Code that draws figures
===
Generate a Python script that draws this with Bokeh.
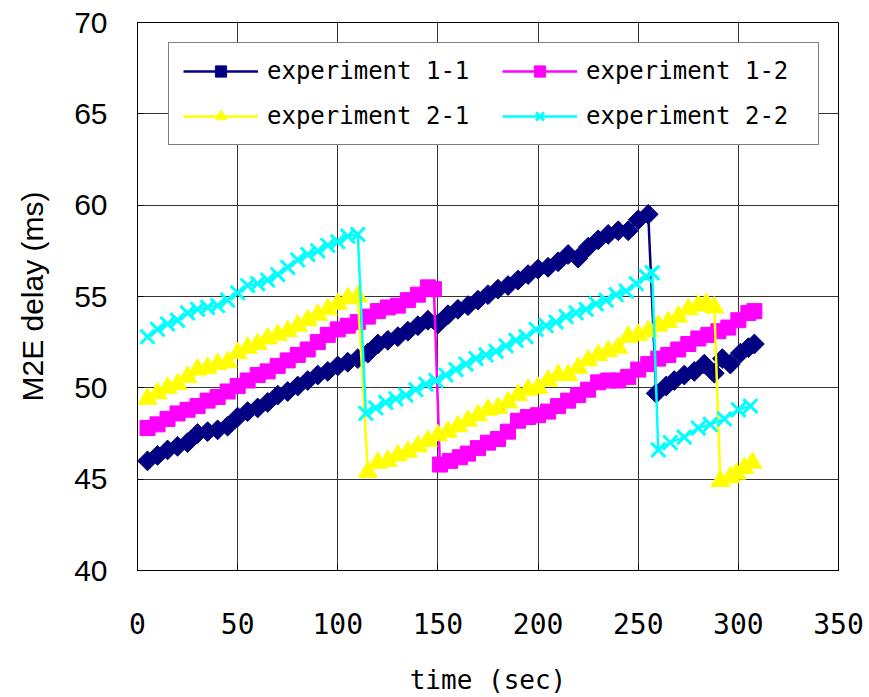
import math
from bokeh.plotting import figure
from bokeh.models import Legend, LegendItem, FixedTicker, Range1d
from bokeh.embed import file_html
from bokeh.resources import INLINE

x_ticks = [0, 50, 100, 150, 200, 250, 300, 350]
y_ticks = [40, 45, 50, 55, 60, 65, 70]

# experiment 1-1
t11 = [5, 10, 15, 20, 25, 30, 35, 40, 45, 50, 55, 60, 65, 70, 75, 80, 85, 90, 95, 100,
       105, 110, 115, 120, 125, 130, 135, 140, 145, 150, 155, 160, 165, 170, 175, 180,
       185, 190, 195, 200, 205, 210, 215, 220, 225, 230, 235, 240, 245, 250, 255,
       259, 264, 268, 273, 278, 283, 288, 292, 296, 301, 305, 308]
v11 = [46.0, 46.3, 46.6, 46.8, 47.0, 47.5, 47.6, 47.7, 47.9, 48.4, 48.7, 48.9, 49.2, 49.6,
       49.8, 50.1, 50.4, 50.7, 50.9, 51.2, 51.4, 51.6, 51.9, 52.4, 52.6, 52.8, 53.1, 53.4,
       53.7, 53.5, 54.0, 54.3, 54.5, 54.8, 55.1, 55.4, 55.6, 55.9, 56.2, 56.5, 56.6, 56.9,
       57.3, 57.1, 57.7, 58.1, 58.4, 58.6, 58.6, 59.2, 59.5,
       49.7, 50.1, 50.4, 50.7, 50.9, 51.3, 50.8, 51.6, 51.3, 51.9, 52.2, 52.4]

# experiment 1-2
t12 = [5, 10, 15, 20, 25, 30, 35, 40, 45, 50, 55, 60, 65, 70, 75, 80, 85, 90, 95, 100,
       105, 110, 115, 120, 125, 130, 135, 140, 145, 148,
       151, 156, 161, 165, 170, 175, 180, 185, 190, 195, 200, 205, 210, 215, 220, 225,
       230, 235, 240, 245, 250, 255, 260, 265, 270, 275, 280, 285, 290, 295, 300, 305, 308]
v12 = [47.8, 48.0, 48.3, 48.6, 48.8, 49.0, 49.3, 49.5, 49.8, 50.1, 50.4, 50.7, 50.9, 51.2,
       51.5, 51.8, 52.1, 52.5, 52.9, 53.2, 53.4, 53.6, 53.9, 54.2, 54.4, 54.5, 54.8, 55.1,
       55.5, 55.4,
       45.8, 46.0, 46.2, 46.4, 46.7, 47.0, 47.2, 47.6, 48.2, 48.4, 48.5, 48.7, 49.0, 49.3,
       49.6, 49.9, 50.3, 50.4, 50.4, 50.6, 51.0, 51.3, 51.6, 51.8, 52.1, 52.4, 52.7, 52.9,
       53.1, 53.3, 53.7, 54.1, 54.2]

# experiment 2-1
t21 = [5, 10, 15, 20, 25, 30, 35, 40, 45, 50, 55, 60, 65, 70, 75, 80, 85, 90, 95, 100,
       105, 110,
       115, 120, 125, 130, 135, 140, 145, 150, 155, 160, 165, 170, 175, 180, 185, 190, 195,
       200, 205, 210, 215, 220, 225, 230, 235, 240, 245, 250, 255, 260, 265, 270, 275, 280,
       284, 288,
       291, 296, 299, 303, 307]
v21 = [49.4, 49.7, 50.0, 50.2, 50.6, 51.0, 51.1, 51.3, 51.4, 51.9, 52.2, 52.4, 52.7, 52.9,
       53.1, 53.4, 53.7, 54.0, 54.3, 54.6, 54.9, 55.0,
       45.4, 45.9, 46.0, 46.3, 46.5, 46.8, 47.1, 47.4, 47.6, 47.9, 48.2, 48.5, 48.8, 48.9,
       49.2, 49.6, 49.9, 50.0, 50.4, 50.7, 50.7, 51.1, 51.5, 51.8, 52.0, 52.2, 52.8, 52.9,
       53.1, 53.4, 53.6, 53.9, 54.3, 54.5, 54.6, 54.4,
       44.9, 45.1, 45.3, 45.6, 45.9]

# experiment 2-2
t22 = [5, 10, 15, 20, 25, 30, 35, 40, 45, 50, 55, 60, 65, 70, 75, 80, 85, 90, 95, 100,
       105, 110,
       114, 119, 124, 129, 134, 139, 144, 149, 154, 159, 164, 169, 174, 179, 184, 189, 194,
       199, 204, 209, 214, 219, 224, 229, 234, 239, 244, 249, 254, 257,
       260, 266, 273, 280, 286, 293, 300, 306]
v22 = [52.8, 53.2, 53.5, 53.7, 54.1, 54.3, 54.4, 54.5, 54.8, 55.2, 55.6, 55.7, 55.9, 56.2,
       56.6, 57.0, 57.3, 57.5, 57.8, 58.0, 58.3, 58.4,
       48.6, 48.9, 49.2, 49.4, 49.6, 49.9, 50.2, 50.4, 50.7, 51.0, 51.3, 51.6, 51.8, 52.0,
       52.3, 52.6, 52.8, 53.2, 53.4, 53.6, 53.9, 54.1, 54.3, 54.6, 54.8, 55.1, 55.3, 55.7,
       56.1, 56.3,
       46.6, 47.0, 47.3, 47.8, 48.0, 48.3, 48.8, 49.0]

labels = ["experiment 1-1", "experiment 1-2", "experiment 2-1", "experiment 2-2"]

p = figure(width=869, height=697, x_range=Range1d(0, 350), y_range=Range1d(40, 70),
           output_backend="svg", toolbar_location=None,
           min_border_left=137, min_border_right=31, min_border_top=22, min_border_bottom=127)

p.outline_line_color = "black"
p.outline_line_width = 1
p.background_fill_color = "white"
p.border_fill_color = "white"

p.xaxis.ticker = FixedTicker(ticks=x_ticks)
p.yaxis.ticker = FixedTicker(ticks=y_ticks)
p.xgrid.ticker = FixedTicker(ticks=x_ticks)
p.ygrid.ticker = FixedTicker(ticks=y_ticks)
for g in (p.xgrid, p.ygrid):
    g.grid_line_color = "#333333"
    g.grid_line_width = 1
    g.grid_line_alpha = 1.0

for ax in (p.xaxis, p.yaxis):
    ax.axis_line_color = "black"
    ax.major_tick_in = 6
    ax.major_tick_out = 0
    ax.minor_tick_in = 0
    ax.minor_tick_out = 0
    ax.major_tick_line_color = "black"
    ax.major_label_text_color = "black"
    ax.axis_label_text_color = "black"
    ax.axis_label_text_font_style = "normal"

p.yaxis.major_label_text_font = "Liberation Sans"
p.yaxis.major_label_text_font_size = "30px"
p.yaxis.major_label_standoff = 30
p.yaxis.axis_label = "M2E delay (ms)"
p.yaxis.axis_label_text_font = "Liberation Sans"
p.yaxis.axis_label_text_font_size = "30px"
p.yaxis.axis_label_standoff = 22

p.xaxis.major_label_text_font = "DejaVu Sans Mono"
p.xaxis.major_label_text_font_size = "28px"
p.xaxis.major_label_standoff = 42
p.xaxis.axis_label = "time (sec)"
p.xaxis.axis_label_text_font = "DejaVu Sans Mono"
p.xaxis.axis_label_text_font_size = "26px"
p.xaxis.axis_label_standoff = 28

r11l = p.line(t11, v11, line_color="#000080", line_width=2.5)
r11m = p.scatter(t11, v11, marker="square", size=14, angle=math.pi / 4,
                 fill_color="#000080", line_color="#000080")
r12l = p.line(t12, v12, line_color="#FF00FF", line_width=2.5)
r12m = p.scatter(t12, v12, marker="square", size=15,
                 fill_color="#FF00FF", line_color="#FF00FF")
r21l = p.line(t21, v21, line_color="#FFFF00", line_width=2.5)
r21m = p.scatter(t21, v21, marker="triangle", size=19,
                 fill_color="#FFFF00", line_color="#FFFF00")
r22l = p.line(t22, v22, line_color="#00FFFF", line_width=2.5)
r22m = p.scatter(t22, v22, marker="x", size=20, line_width=3,
                 line_color="#00FFFF")

legend = Legend(
    items=[
        LegendItem(label=labels[0], renderers=[r11l, r11m]),
        LegendItem(label=labels[2], renderers=[r21l, r21m]),
        LegendItem(label=labels[1], renderers=[r12l, r12m]),
        LegendItem(label=labels[3], renderers=[r22l, r22m]),
    ],
    location=(31, 425),
    orientation="vertical",
    ncols=2,
    label_text_font="DejaVu Sans Mono",
    label_text_font_size="24px",
    label_text_color="black",
    glyph_width=75,
    glyph_height=28,
    label_standoff=9,
    label_width=218,
    spacing=17,
    padding=14,
    margin=0,
    border_line_color="black",
    border_line_width=1,
    background_fill_color="white",
    background_fill_alpha=1.0,
)
p.add_layout(legend, "center")

open("out.html", "w").write(file_html(p, INLINE))
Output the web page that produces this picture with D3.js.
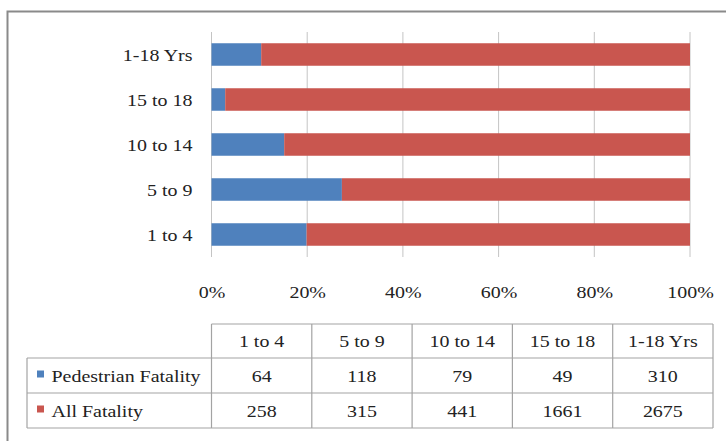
<!DOCTYPE html>
<html>
<head>
<meta charset="utf-8">
<script src="https://cdn.jsdelivr.net/npm/d3@7"></script>
<style>
  html, body { margin: 0; padding: 0; background: #ffffff; }
  svg { display: block; }
</style>
</head>
<body>
<svg id="chart" width="726" height="441"></svg>
<script>
// Age groups, as listed in the data table (left to right) and stacked bottom to top
const categories = ["1 to 4", "5 to 9", "10 to 14", "15 to 18", "1-18 Yrs"];
const seriesNames = ["Pedestrian Fatality", "All Fatality"];
const pedestrianFatality = [64, 118, 79, 49, 310];
const allFatality = [258, 315, 441, 1661, 2675];
const xTicks = [0, 0.2, 0.4, 0.6, 0.8, 1];
const colors = ["#4F81BD", "#C9564F"];

const FONT = "Liberation Serif";
const FONT_SIZE = "17.5px";
const TEXT_COLOR = "#222222";

const svg = d3.select("#chart");
const W = 726, H = 441;

// Outer frame (left and top edges)
svg.append("path")
  .attr("d", `M7.5,${H} V11.5 H${W}`)
  .attr("fill", "none")
  .attr("stroke", "#8a8a8a")
  .attr("stroke-width", 2);

// Plot area
const plot = { left: 211.5, right: 690, top: 32, bottom: 257 };

const x = d3.scaleLinear().domain([0, 1]).range([plot.left, plot.right]);
const y = d3.scaleBand()
  .domain(categories)
  .range([plot.bottom, plot.top])
  .paddingInner(0.5)
  .paddingOuter(0.25);

const rows = categories.map((c, i) => ({
  category: c,
  "Pedestrian Fatality": pedestrianFatality[i],
  "All Fatality": allFatality[i]
}));
const stacked = d3.stack().keys(seriesNames).offset(d3.stackOffsetExpand)(rows);

// Serif text, widened slightly like the stretched export
function styleText(sel) {
  sel.attr("font-family", FONT)
    .attr("font-size", FONT_SIZE)
    .attr("fill", TEXT_COLOR)
    .each(function () {
      const w = this.getComputedTextLength();
      d3.select(this).attr("textLength", w * 1.14).attr("lengthAdjust", "spacingAndGlyphs");
    });
}

// Vertical gridlines
svg.append("g")
  .selectAll("line")
  .data(xTicks)
  .join("line")
  .attr("x1", d => x(d)).attr("x2", d => x(d))
  .attr("y1", plot.top).attr("y2", plot.bottom)
  .attr("stroke", "#c4c4c4")
  .attr("stroke-width", 1);

// Bars
svg.append("g")
  .selectAll("g")
  .data(stacked)
  .join("g")
  .attr("fill", (d, i) => colors[i])
  .selectAll("rect")
  .data(d => d)
  .join("rect")
  .attr("x", d => x(d[0]))
  .attr("width", d => x(d[1]) - x(d[0]))
  .attr("y", d => y(d.data.category))
  .attr("height", y.bandwidth());

// Category axis labels
const yAxis = svg.append("g")
  .attr("transform", `translate(${plot.left},0)`)
  .call(d3.axisLeft(y).tickSize(0).tickPadding(19));
yAxis.attr("font-family", FONT).attr("font-size", FONT_SIZE);
yAxis.select(".domain").remove();
yAxis.selectAll("text")
  .attr("dy", "0.36em")
  .call(styleText);

// Percent axis labels
const xAxis = svg.append("g")
  .attr("transform", `translate(0,${plot.bottom})`)
  .call(d3.axisBottom(x).tickValues(xTicks).tickFormat(d3.format(".0%")).tickSize(0).tickPadding(29));
xAxis.attr("font-family", FONT).attr("font-size", FONT_SIZE);
xAxis.select(".domain").remove();
xAxis.selectAll("text")
  .call(styleText);

// Data table below the chart
const table = { left: 27, top: 324, headerBottom: 358, rowH: 35, right: 713 };
const col = d3.scaleBand().domain(categories).range([plot.left, table.right]);
const rowY = i => table.headerBottom + i * table.rowH;
const tableBottom = rowY(seriesNames.length);
const tg = svg.append("g").attr("stroke", "#a3a3a3").attr("stroke-width", 1.2);

// horizontal rules
tg.append("line").attr("x1", plot.left).attr("x2", table.right).attr("y1", table.top).attr("y2", table.top);
d3.range(seriesNames.length + 1).forEach(i => {
  tg.append("line").attr("x1", table.left).attr("x2", table.right).attr("y1", rowY(i)).attr("y2", rowY(i));
});
// vertical rules
tg.append("line").attr("x1", table.left).attr("x2", table.left).attr("y1", table.headerBottom).attr("y2", tableBottom);
const colEdges = categories.map(c => col(c)).concat([table.right]);
tg.selectAll(".v")
  .data(colEdges)
  .join("line")
  .attr("x1", d => d).attr("x2", d => d)
  .attr("y1", table.top).attr("y2", tableBottom);

const textG = svg.append("g").attr("text-anchor", "middle");

// header
textG.selectAll(".hdr")
  .data(categories)
  .join("text")
  .attr("x", d => col(d) + col.bandwidth() / 2)
  .attr("y", (table.top + table.headerBottom) / 2)
  .attr("dy", "0.36em")
  .text(d => d)
  .call(styleText);

// values
const seriesValues = [pedestrianFatality, allFatality];
seriesValues.forEach((vals, si) => {
  textG.selectAll(".v" + si)
    .data(vals)
    .join("text")
    .attr("x", (d, i) => col(categories[i]) + col.bandwidth() / 2)
    .attr("y", rowY(si) + table.rowH / 2)
    .attr("dy", "0.36em")
    .text(d => d)
    .call(styleText);
});

// series labels with legend keys
seriesNames.forEach((name, si) => {
  svg.append("rect")
    .attr("x", 37).attr("y", rowY(si) + 12.5)
    .attr("width", 7).attr("height", 7)
    .attr("fill", colors[si]);
  svg.append("text")
    .attr("x", 51.5)
    .attr("y", rowY(si) + table.rowH / 2)
    .attr("dy", "0.36em")
    .text(name)
    .call(styleText);
});
</script>
</body>
</html>
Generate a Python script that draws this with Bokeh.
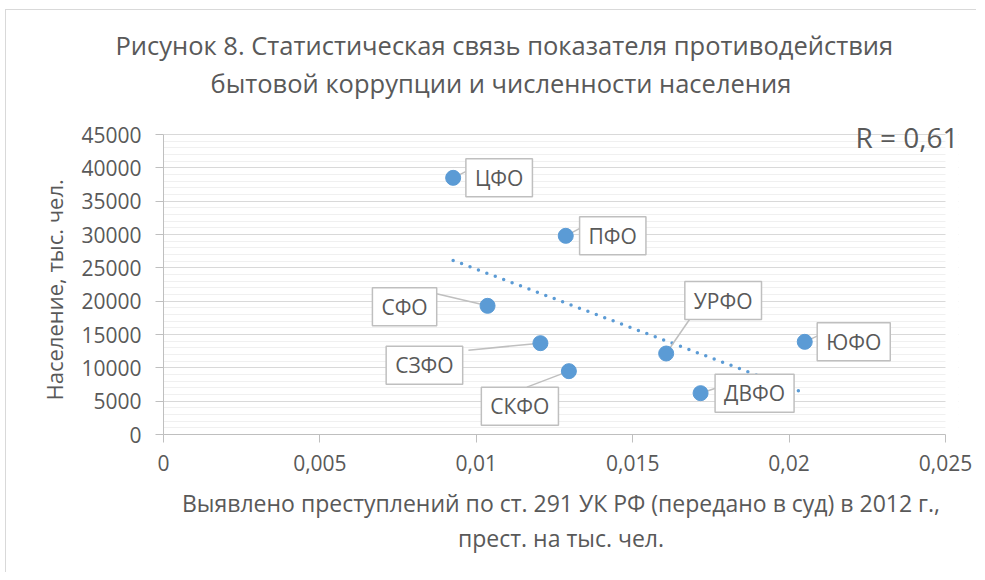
import numpy as np
from bokeh.plotting import figure
from bokeh.models import (Label, FixedTicker, SingleIntervalTicker, Range1d, ColumnDataSource,
                          Title, LinearAxis)
from bokeh.embed import file_html
from bokeh.resources import INLINE

# ---------------- data ----------------
regions = ["ЦФО", "ПФО", "СФО", "СЗФО", "СКФО", "УРФО", "ДВФО", "ЮФО"]
crime_rate = [0.00926, 0.01286, 0.01036, 0.01205, 0.01296, 0.01607, 0.01717, 0.02050]
population = [38500, 29800, 19300, 13700, 9500, 12150, 6200, 13900]

x_ticks = [0, 0.005, 0.01, 0.015, 0.02, 0.025]
x_tick_labels = ["0", "0,005", "0,01", "0,015", "0,02", "0,025"]
y_ticks = [0, 5000, 10000, 15000, 20000, 25000, 30000, 35000, 40000, 45000]
y_tick_labels = ["0", "5000", "10000", "15000", "20000", "25000", "30000", "35000", "40000", "45000"]

title_lines = ["Рисунок 8. Статистическая связь показателя  противодействия",
               "бытовой коррупции и численности населения"]
x_title_lines = ["Выявлено преступлений по ст. 291 УК РФ (передано в суд) в 2012 г.,",
                 "прест. на тыс. чел."]
y_title = "Население, тыс. чел."
r_text = "R = 0,61"

# ---------------- layout (pixels) ----------------
FONT = "Open Sans"
GRAY = "#595959"
BLUE = "#5b9bd5"
ORG_X, ORG_Y = 6, 10            # page position of the canvas (after margin + border)
PAGE_L, PAGE_T = 163, 134       # page position of the axes area top-left corner
AX_W, AX_H = 782, 300           # size of the axes area (0..0.025, 0..45000)
EXT_R, EXT_T = 13, 33           # frame extension (room for the R label)
LEFT, TOP = PAGE_L - ORG_X, PAGE_T - ORG_Y - EXT_T
W, H = 970, 562
FW, FH = AX_W + EXT_R, AX_H + EXT_T
X0, X1 = x_ticks[0], x_ticks[-1]
Y0, Y1 = y_ticks[0], y_ticks[-1]
ppx = AX_W / (X1 - X0)
ppy = AX_H / (Y1 - Y0)
X_END = X1 + EXT_R / ppx
Y_END = Y1 + EXT_T / ppy


def px2x(px):
    return X0 + (px - PAGE_L) / ppx


def py2y(py):
    return Y0 + (PAGE_T + AX_H - py) / ppy


# label box centre offsets and leader end offsets (screen px, y down)
label_off = [(46, 0), (47, 0), (-83, 1), (-116, 22), (-49, 35), (57, -53), (54, 0), (49, 0)]
leader_end = [(14, -7), (15, -8), (-51, -12), (-72, 7), (-42, 16), (24, -35), (15, -5), (15, -7)]

p = figure(frame_width=FW, frame_height=FH, output_backend="svg", toolbar_location=None,
           x_range=Range1d(X0, X_END), y_range=Range1d(Y0, Y_END),
           min_border_left=LEFT, min_border_top=TOP,
           min_border_right=W - LEFT - FW, min_border_bottom=H - TOP - FH)
p.title_location = None
p.outline_line_color = None
p.background_fill_color = "white"
p.border_fill_color = "white"
p.styles = {"margin-left": "5px", "margin-top": "9px",
            "border-left": "1px solid #d9d9d9", "border-top": "1px solid #d9d9d9"}

# title: two lines, the one closest to the frame first
TSIZE = "25.5px"
p.add_layout(Title(text=title_lines[1], align="left", offset=210 - PAGE_L, text_font=FONT,
                   text_font_size=TSIZE, text_font_style="normal", text_color=GRAY,
                   standoff=4), "above")
p.add_layout(Title(text=title_lines[0], align="left", offset=115 - PAGE_L, text_font=FONT,
                   text_font_size=TSIZE, text_font_style="normal", text_color=GRAY,
                   standoff=0), "above")

# axes
p.xaxis.ticker = FixedTicker(ticks=x_ticks)
p.xaxis.major_label_overrides = {t: l for t, l in zip(x_ticks, x_tick_labels)}
p.xaxis.bounds = (X0, X1)
p.yaxis.ticker = FixedTicker(ticks=y_ticks)
p.yaxis.major_label_overrides = {t: l for t, l in zip(y_ticks, y_tick_labels)}
p.yaxis.bounds = (Y0, Y1)
for ax in (p.xaxis[0], p.yaxis[0]):
    ax.axis_line_color = "#bfbfbf"
    ax.major_tick_line_color = "#bfbfbf"
    ax.major_tick_out = 8
    ax.major_tick_in = 0
    ax.minor_tick_line_color = None
    ax.major_label_text_font = FONT
    ax.major_label_text_font_size = "21px"
    ax.major_label_text_color = GRAY
    ax.axis_label_text_font = FONT
    ax.axis_label_text_font_size = "23px"
    ax.axis_label_text_font_style = "normal"
    ax.axis_label_text_color = GRAY
p.yaxis.major_label_standoff = 14
p.xaxis.major_label_standoff = 12
p.xaxis.axis_label = x_title_lines[0]
p.xaxis.axis_label_standoff = 13

# second line of the x axis title as an extra, tick-less axis
ax2 = LinearAxis(ticker=FixedTicker(ticks=[]), axis_label=x_title_lines[1],
                 axis_line_color=None, major_tick_line_color=None, minor_tick_line_color=None,
                 major_tick_out=0, major_tick_in=0, major_label_text_font_size="0px",
                 axis_label_text_font=FONT, axis_label_text_font_size="23px",
                 axis_label_text_font_style="normal", axis_label_text_color=GRAY,
                 axis_label_standoff=0)
p.add_layout(ax2, "below")

# y axis title (left title, anchored at the bottom of the axes area)
p.add_layout(Title(text=y_title, align="left", offset=34, text_font=FONT, text_font_size="22px",
                   text_font_style="normal", text_color=GRAY, standoff=19), "left")

# grid
p.xgrid.grid_line_color = None
p.ygrid.ticker = SingleIntervalTicker(interval=5000, num_minor_ticks=5)
p.ygrid.bounds = (Y0, Y1)
p.ygrid.grid_line_color = "#d9d9d9"
p.ygrid.minor_grid_line_color = "#f0f0f0"

# white mask right of the last x tick (frame is extended for the R label)
p.quad(left=[X1], right=[X_END], bottom=[Y0], top=[Y_END], fill_color="white", line_color=None)

# trend line (least squares)
xa = np.array(crime_rate)
ya = np.array(population)
k, b = np.polyfit(xa, ya, 1)
tx = [xa.min(), xa.max()]
ty = [k * v + b for v in tx]
p.line(tx, ty, line_color=BLUE, line_width=3.5, line_dash="0 9", line_cap="round")

# leader lines
lx0, ly0, lx1, ly1 = [], [], [], []
for xv, yv, (ex, ey) in zip(crime_rate, population, leader_end):
    lx0.append(xv)
    ly0.append(yv)
    lx1.append(xv + ex / ppx)
    ly1.append(yv - ey / ppy)
p.segment(lx0, ly0, lx1, ly1, line_color="#bfbfbf", line_width=1.5)

src = ColumnDataSource(dict(x=crime_rate, y=population, name=regions))
p.scatter("x", "y", source=src, size=15, fill_color=BLUE, line_color=BLUE)

for xv, yv, name, (dx, dy) in zip(crime_rate, population, regions, label_off):
    p.add_layout(Label(x=xv + dx / ppx, y=yv - dy / ppy, text=name,
                       text_align="center", text_baseline="middle",
                       text_font=FONT, text_font_size="21px", text_color=GRAY,
                       background_fill_color="white", border_line_color="#bfbfbf",
                       border_line_width=1.5, padding=(9, 5)))

# R label
p.add_layout(Label(x=px2x(855), y=py2y(136), text=r_text, text_align="left",
                   text_baseline="middle", text_font=FONT, text_font_size="28px",
                   text_color=GRAY))

open("out.html", "w").write(file_html(p, INLINE))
===
Given instruction
Stop after the line containing "y_ticks = [40, 45, 50, 55, 60, 65, 70]": copy the records exactly from the first line up to there, leaving pictures out.

Response to this task
Generate a Python script that draws this with Bokeh.
import math
from bokeh.plotting import figure
from bokeh.models import Legend, LegendItem, FixedTicker, Range1d
from bokeh.embed import file_html
from bokeh.resources import INLINE

x_ticks = [0, 50, 100, 150, 200, 250, 300, 350]
y_ticks = [40, 45, 50, 55, 60, 65, 70]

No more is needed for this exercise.